Entre crise camerounaise, conflit soudanais et rebelles tchadiens en RCA, Mahamat Idriss Déby traverse sa 1re période de turbulence internationale. Il devra faire preuve de dextérité dans sa gestion des affaires publiques : trouver de la plénitude dans la réflexion et faire preuve de sagesse dans l’action. Deux qualités qui font défaut au Tchad.

“Comme un bateau ivre”. Loin des quatrains, des alexandrins et des sens suggérés par Arthur Rimbaud, ce début de comparaison est ce que reflète la gouvernance du Tchad pour une personne restée alerte depuis le 4e trimestre 2022 et cette nouvelle transition de 24 mois.

Au fil des semaines, l’itinéraire que propose Mahamat Idriss Déby au Tchad est, telle une fatalité inexorable. La seule chose dont les Tchadiens sont sûrs est la finalité de ce périple > une élection présidentielle de laquelle il sortirait grand vainqueur et à travers laquelle il aura ramené « le Tchad dans le cycle constitutionnel ».

Le capitaine du bateau Tchad navigue à vue, en espérant que sa bonne grâce (ces vents favorables qui le portent depuis avril 2021), son arsenal militaire (cette force de dissuasion qui a certainement éteint beaucoup de velléités hostiles à son pouvoir) et ses soutiens internationaux le mènent à destination. Et ce quel qu’en soit le prix, les aboiements de ses adversaires, les cris d’orfraie d’une autre partie de la communauté internationale et encore moins les morts qui ont jalonné ses mois de pouvoir. Le gouvernail du navire Tchad est entre ses mains…

Mais voilà, naviguer nécessite de déterminer une route, « tracer un itinéraire pour aller d’un point à un autre, en évitant les dangers et, éventuellement, en tirant profit de l’environnement. » En d’autres termes, il faut des outils. Les Magellan, Vespucci, Tabarly ou encore McArthur avaient des compas, des tachymètres, des badins, des lochs …

Pas le droit à l’erreur

Pour la petite histoire dans la grande histoire, un de ces navigateurs célèbres (Christophe Colomb) s’est perdu en ayant comme objectif de rejoindre les Indes. Depuis cette perte de trajectoire, les autochtones de ce « Nouveau Monde » sont appelés des Indiens (des Indiens d’Amérique). La mauvaise trajectoire empruntée par la Santa maria, la Pinta et la Nina (du nom des 3 navires qui composaient la flotte du navigateur génois) ont eu des conséquences importantes.
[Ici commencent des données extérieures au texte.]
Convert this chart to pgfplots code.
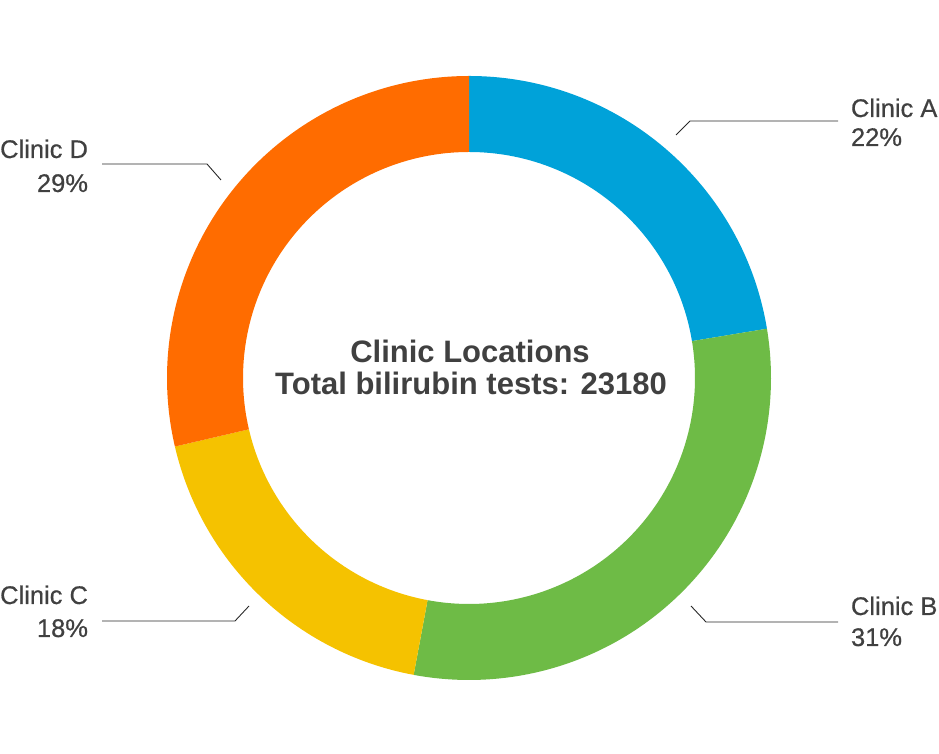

N’eût été cette erreur de trajectoire, tout un pan de l’histoire du monde aurait pu être différent.

À l’heure où le voisin oriental du Tchad se précipite dans le gouffre de la guerre civile, qu’à nos frontières sud des miliciens russes « entraînent des rebelles tchadiens » (ndlr : information citée dans le Wall Street Journal et relayée par le Washington Post), qu’aux alentours du lac Tchad il reste des groupes épars de Boko Haram et que le coffin septentrional du pays est une zone de non-droit dans laquelle circulent des mouvements armés, Mahamat Idriss Déby n’a pas le droit à l’erreur. Aucune faute d’appréciation ne lui sera pardonnée, non pas par les Tchadiens, mais par les faits. De ce soutien supposé aux forces loyalistes soudanaises fidèles à Al Buhran à la négligence de façade vis-à-vis des mouvements en RCA en passant par cette crise avec le Cameroun (ce voisin ô combien important dans le quotidien du Tchad, car 94% de nos exportations y transitent) la marge de manœuvre du président est plus que fine.
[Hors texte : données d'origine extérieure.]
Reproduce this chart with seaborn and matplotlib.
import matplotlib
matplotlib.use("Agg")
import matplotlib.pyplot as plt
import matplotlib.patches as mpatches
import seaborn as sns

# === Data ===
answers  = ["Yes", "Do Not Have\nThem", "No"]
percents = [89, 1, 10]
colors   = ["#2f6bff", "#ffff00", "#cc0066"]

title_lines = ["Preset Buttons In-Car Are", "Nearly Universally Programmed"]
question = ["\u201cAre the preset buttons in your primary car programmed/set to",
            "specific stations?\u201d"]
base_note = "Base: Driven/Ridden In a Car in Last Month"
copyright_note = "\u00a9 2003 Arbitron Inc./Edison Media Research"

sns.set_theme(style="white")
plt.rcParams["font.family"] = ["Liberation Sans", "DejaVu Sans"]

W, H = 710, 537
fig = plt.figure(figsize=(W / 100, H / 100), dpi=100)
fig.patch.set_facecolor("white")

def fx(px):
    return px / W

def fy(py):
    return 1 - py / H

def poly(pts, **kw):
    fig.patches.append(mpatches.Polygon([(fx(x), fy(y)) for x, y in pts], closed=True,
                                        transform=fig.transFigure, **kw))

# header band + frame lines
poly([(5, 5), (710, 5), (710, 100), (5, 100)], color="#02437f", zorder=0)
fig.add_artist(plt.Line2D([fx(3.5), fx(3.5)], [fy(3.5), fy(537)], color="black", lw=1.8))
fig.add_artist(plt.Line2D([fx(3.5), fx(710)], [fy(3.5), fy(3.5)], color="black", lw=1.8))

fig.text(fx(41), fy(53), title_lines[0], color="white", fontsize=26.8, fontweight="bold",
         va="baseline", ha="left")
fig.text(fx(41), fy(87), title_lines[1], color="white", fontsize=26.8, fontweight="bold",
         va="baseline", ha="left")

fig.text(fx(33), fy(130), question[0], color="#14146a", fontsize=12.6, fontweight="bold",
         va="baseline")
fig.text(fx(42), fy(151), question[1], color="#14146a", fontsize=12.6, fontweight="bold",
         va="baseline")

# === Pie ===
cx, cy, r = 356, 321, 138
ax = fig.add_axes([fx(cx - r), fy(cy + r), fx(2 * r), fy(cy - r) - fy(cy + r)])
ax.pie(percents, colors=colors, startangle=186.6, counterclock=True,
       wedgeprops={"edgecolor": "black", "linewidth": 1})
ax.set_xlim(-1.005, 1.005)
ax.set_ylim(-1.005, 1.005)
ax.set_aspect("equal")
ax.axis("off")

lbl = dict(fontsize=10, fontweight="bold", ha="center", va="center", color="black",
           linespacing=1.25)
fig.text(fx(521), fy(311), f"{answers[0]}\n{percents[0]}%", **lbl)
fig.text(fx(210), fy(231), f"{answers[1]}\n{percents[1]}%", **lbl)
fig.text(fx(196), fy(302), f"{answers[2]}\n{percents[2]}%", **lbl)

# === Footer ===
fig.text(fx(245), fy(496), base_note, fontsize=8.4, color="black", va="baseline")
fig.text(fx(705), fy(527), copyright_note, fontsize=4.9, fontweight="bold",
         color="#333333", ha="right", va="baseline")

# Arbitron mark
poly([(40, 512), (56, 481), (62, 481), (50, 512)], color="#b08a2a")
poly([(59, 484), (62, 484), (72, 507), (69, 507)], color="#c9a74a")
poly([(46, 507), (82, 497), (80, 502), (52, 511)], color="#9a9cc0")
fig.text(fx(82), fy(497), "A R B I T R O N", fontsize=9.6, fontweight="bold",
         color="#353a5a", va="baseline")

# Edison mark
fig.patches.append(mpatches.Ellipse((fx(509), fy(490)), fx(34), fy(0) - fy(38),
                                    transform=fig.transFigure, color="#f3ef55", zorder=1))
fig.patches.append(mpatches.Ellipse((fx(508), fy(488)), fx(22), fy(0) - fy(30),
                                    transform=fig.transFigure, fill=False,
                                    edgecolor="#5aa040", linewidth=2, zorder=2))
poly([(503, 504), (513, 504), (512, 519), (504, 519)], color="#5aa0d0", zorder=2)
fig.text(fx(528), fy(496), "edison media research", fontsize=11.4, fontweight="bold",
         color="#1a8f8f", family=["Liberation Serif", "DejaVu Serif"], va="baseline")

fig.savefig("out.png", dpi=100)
Les atermoiements stratégiques, les galéjades médiatiques et les à peu près diplomatiques qui ont jalonné ses 2 ans de pouvoir pourraient avoir des conséquences fâcheuses pour un pays qui déjà subit de plein fouet les conséquences de la corruption et de la prise illégale d’intérêt.
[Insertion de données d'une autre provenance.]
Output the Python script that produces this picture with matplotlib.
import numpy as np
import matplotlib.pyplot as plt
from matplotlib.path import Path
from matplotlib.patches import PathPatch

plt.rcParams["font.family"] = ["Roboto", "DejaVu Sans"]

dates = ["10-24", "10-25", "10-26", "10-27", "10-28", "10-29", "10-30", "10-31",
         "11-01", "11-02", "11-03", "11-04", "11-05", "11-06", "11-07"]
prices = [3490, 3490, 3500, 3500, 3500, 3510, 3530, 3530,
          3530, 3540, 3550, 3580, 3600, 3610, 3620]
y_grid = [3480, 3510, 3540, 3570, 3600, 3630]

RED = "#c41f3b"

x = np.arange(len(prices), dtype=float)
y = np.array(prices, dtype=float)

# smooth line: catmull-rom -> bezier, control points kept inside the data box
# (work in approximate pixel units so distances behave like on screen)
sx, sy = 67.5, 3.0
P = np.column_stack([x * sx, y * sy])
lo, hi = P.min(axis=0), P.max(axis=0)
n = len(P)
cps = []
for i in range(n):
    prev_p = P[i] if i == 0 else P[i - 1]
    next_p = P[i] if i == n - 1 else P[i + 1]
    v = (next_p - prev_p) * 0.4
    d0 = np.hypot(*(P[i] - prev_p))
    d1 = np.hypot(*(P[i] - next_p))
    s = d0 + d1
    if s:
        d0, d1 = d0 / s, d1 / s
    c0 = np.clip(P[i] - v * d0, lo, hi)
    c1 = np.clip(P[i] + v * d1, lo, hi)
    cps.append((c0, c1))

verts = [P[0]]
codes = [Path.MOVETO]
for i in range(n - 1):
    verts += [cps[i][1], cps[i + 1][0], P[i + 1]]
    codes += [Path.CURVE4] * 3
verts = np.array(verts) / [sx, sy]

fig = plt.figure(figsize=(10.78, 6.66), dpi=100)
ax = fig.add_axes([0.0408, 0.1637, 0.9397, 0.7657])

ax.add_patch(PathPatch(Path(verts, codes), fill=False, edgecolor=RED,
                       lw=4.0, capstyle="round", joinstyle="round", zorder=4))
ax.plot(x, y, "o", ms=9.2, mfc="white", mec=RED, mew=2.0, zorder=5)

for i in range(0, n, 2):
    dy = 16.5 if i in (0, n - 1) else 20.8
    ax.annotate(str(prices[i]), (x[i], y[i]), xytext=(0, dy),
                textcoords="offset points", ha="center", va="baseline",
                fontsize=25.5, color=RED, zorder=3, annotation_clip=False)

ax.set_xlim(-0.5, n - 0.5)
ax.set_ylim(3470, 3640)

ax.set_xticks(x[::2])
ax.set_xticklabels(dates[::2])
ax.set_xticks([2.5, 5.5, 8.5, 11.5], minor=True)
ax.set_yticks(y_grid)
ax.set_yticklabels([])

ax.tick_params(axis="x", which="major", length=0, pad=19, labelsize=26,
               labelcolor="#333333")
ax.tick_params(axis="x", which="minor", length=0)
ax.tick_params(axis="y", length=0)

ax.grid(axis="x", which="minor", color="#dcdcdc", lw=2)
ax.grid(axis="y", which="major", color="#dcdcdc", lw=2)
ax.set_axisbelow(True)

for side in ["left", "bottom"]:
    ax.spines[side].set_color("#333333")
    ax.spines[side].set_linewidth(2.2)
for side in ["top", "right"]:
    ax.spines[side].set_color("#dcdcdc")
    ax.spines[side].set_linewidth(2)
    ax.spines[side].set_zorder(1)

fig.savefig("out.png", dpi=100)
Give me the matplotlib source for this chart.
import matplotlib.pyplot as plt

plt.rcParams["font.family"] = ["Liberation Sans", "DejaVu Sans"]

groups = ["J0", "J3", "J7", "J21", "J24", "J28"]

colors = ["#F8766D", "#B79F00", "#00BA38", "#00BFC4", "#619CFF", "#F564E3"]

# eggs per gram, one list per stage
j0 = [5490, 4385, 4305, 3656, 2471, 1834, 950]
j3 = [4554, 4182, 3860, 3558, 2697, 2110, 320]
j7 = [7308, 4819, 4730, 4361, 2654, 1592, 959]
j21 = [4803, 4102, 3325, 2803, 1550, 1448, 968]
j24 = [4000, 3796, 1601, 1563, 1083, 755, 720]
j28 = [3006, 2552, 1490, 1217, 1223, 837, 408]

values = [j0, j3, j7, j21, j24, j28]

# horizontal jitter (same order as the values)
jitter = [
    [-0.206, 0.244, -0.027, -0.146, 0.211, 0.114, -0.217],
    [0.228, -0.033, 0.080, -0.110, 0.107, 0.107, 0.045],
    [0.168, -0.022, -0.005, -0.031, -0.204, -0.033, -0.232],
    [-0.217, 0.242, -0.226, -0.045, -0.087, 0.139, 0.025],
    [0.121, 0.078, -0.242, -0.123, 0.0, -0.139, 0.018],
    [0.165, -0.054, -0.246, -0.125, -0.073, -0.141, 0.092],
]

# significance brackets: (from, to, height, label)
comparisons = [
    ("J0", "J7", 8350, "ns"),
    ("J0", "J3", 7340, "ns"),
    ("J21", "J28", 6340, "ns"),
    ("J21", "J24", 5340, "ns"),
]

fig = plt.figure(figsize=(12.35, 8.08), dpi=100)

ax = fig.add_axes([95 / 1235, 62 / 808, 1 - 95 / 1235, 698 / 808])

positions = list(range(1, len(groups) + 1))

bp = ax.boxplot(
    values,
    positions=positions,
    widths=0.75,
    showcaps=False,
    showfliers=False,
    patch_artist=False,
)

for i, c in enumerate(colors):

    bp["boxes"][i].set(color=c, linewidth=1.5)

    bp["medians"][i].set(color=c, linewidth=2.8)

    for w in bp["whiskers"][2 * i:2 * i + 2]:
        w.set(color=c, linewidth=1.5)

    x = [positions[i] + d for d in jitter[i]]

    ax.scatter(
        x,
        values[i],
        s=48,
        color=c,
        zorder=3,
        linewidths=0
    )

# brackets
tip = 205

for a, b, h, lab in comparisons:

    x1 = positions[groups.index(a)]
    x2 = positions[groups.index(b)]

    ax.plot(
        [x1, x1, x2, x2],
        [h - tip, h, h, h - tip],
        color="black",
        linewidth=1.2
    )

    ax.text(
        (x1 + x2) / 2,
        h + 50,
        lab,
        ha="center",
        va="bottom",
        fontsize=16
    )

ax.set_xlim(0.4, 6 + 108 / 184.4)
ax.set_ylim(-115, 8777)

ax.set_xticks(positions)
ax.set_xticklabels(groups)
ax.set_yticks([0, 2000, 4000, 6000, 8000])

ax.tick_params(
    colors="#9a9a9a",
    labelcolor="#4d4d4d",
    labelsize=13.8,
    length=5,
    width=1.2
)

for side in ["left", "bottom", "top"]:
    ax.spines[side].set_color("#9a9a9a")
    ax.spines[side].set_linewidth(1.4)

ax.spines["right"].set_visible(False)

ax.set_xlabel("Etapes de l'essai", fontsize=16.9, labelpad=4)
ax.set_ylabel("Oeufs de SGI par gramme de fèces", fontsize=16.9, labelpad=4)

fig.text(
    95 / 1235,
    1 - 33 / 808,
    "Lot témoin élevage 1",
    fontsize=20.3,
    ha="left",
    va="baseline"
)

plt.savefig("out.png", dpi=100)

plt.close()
En d’autres termes, Mahamat Idriss Déby marche sur des œufs. Il traverse sa 1re vraie période de turbulence (qui plus est en dehors du Tchad) en tant que président de transition. A lui de faire preuve de dextérité politique, mieux, de préciosité dans ses actes, dans ses ordonnances et dans ses prises de paroles pour ne pas plonger notre pays dans l’indicible.